From de point of view of Brazil, 221 million tons of grain production, 43 million tons of fruit and 27 million tons of meat, contribute to a large extent that the agribusiness sector represents 21% of the nation's gross domestic product (GDP). According to calculations made by Conab (Companhia Nacional de Abastecimento) and ECE (Centro de Estudos Avançados em Economia Aplicada, Escola Superior de Agronomia “Luiz de Queiroz”, Universidad de San Pablo), 37% of the jobs respond directly and indirectly to this sector.
The growing relevance of the external market for Brazil's productive success is easily perceived by looking at the trade balance figures. Nearly 85 billion of US dollars exports belonged to the agribusiness sector during 2016 calendar year while Brazil’s total exports amounted to 185 billion dollars. On the other hand, the favorable agribusiness trade balance compensated the unfavourable trade balance of the remaining sectors. In 2016, the foreign trade balance was positive in 47.7 billion dollars, mostly thanks to the agribusiness positive trade balance of 71.3 billion dollars. This is easily appreciated in the graph N° 2.
There is no doubt that the increase of real productivity in Brazilian agricultural sector was encouraged by the greater external demand. But the higher international market prices alone are not enough to respond with increasing productivity. If it were so, Argentina would have experienced a similar phenomenon because it produces the same as Brazil and the strengths in natural resources are relatively equivalent. However, as can easily be seen in the graph N° 1, it did not happen. The keys are several, but they could focus on a major long-term commitment to technological research and innovation, and in an environment of macroeconomic and political stability, with the removal of intervention measures or trade barriers for the agribusiness sector, along with the implementation of other support measures (mostly devoted to risk management, insurance, financing, etc.).

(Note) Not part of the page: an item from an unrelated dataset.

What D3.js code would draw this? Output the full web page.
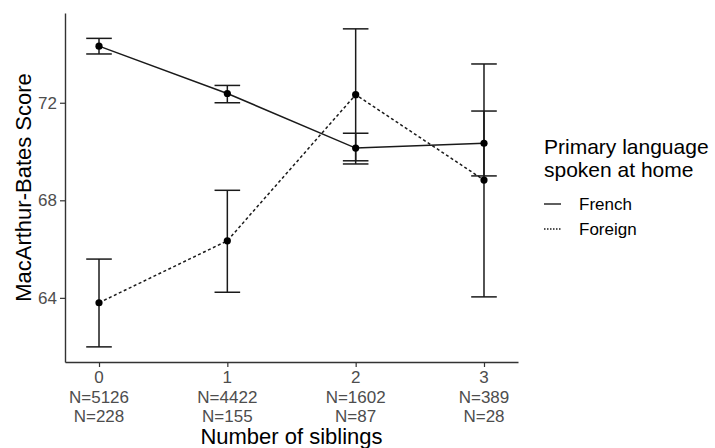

Although Brazil is suffering the effects of an economic and political crisis in the more recent years, while the growth of international demand slowed down, the evolution of the neighboring country since the 1970s to the present allows to draw a few very interesting lessons. Although countries have substantial differences between each other, the idiosyncrasy being a no minor detail, it is worth investigating those who have succeeded where others do not.